Frank Schmaltz of LeRoy, Mich., shot a 25-point buck recently, two days before his 79th birthday.
The biggest deer he's ever seen -- an escapee from a nearby deer farm -- has since been processed into several pounds of ground meat that his wife planned on using to make meatloaf and spaghetti.
And Schmaltz has big plans for the antlers.
"It's already at the taxidermist to be put into a shoulder mount," Schmaltz said, calling the animal a "one-in-a-lifetime deer."
Schmaltz was on his property in Osceola County, about 15 miles south of Cadillac, Mich., when he spotted the deer just before daybreak. He was sitting in a shed with a hole cut out of one wall for hunting.

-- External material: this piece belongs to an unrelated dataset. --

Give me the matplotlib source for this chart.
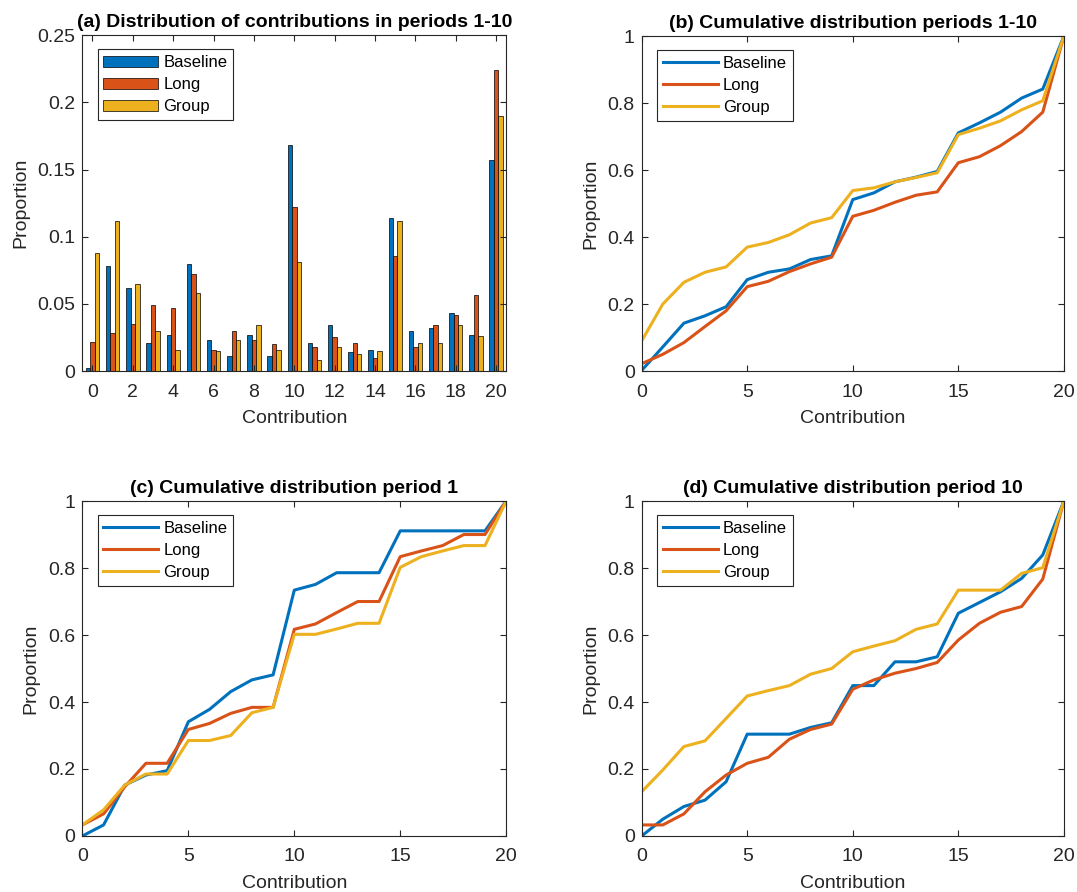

"(The deer) was coming from the south, and came up in front of me. I couldn't see it until it got more daylight, about 7:30 in the morning. It was eating a sugar beet" left out for bait, Schmaltz said.
The deer was about 20 yards away when Schmaltz shot it with his crossbow. It ran several yards before falling. When Schmaltz got close, he couldn't believe his eyes.
It was a 25-point buck, confirmed by the Michigan Department of Natural Resources.
"The largest I've seen before, myself personally, was a 9-point," he said.
Katie Keen, wildlife communications coordinator for the DNR, said a tag in the deer's ear indicated that it came from a privately owned deer facility in Osceola County.
The DNR is investigating the circumstances surrounding the animal's escape. By law, such facilities have to keep their animals contained. If an animal escapes, the facility's owner is required to call and report it to the DNR within 48 hours of discovering it was released.
If a hunter spots a deer that has escaped from such a facility, it's OK for him or her harvest it, Keen said.
The catch turned Schmaltz, who sells firewood, into a bit of a local celebrity. A local television news station did a segment on him.
"With this big of a deer, everybody is congratulating me," he said.
The day before Schmaltz bagged the buck, he bought a new pair of hunting boots as an early birthday present to himself.
Schmaltz has been hunting since he was 14. When he hangs his newest mount in his house, it will have plenty of company.
"I already have three bear heads in my home, a bear rug, and about five more deer heads," he said, "and one bear that was fully mounted."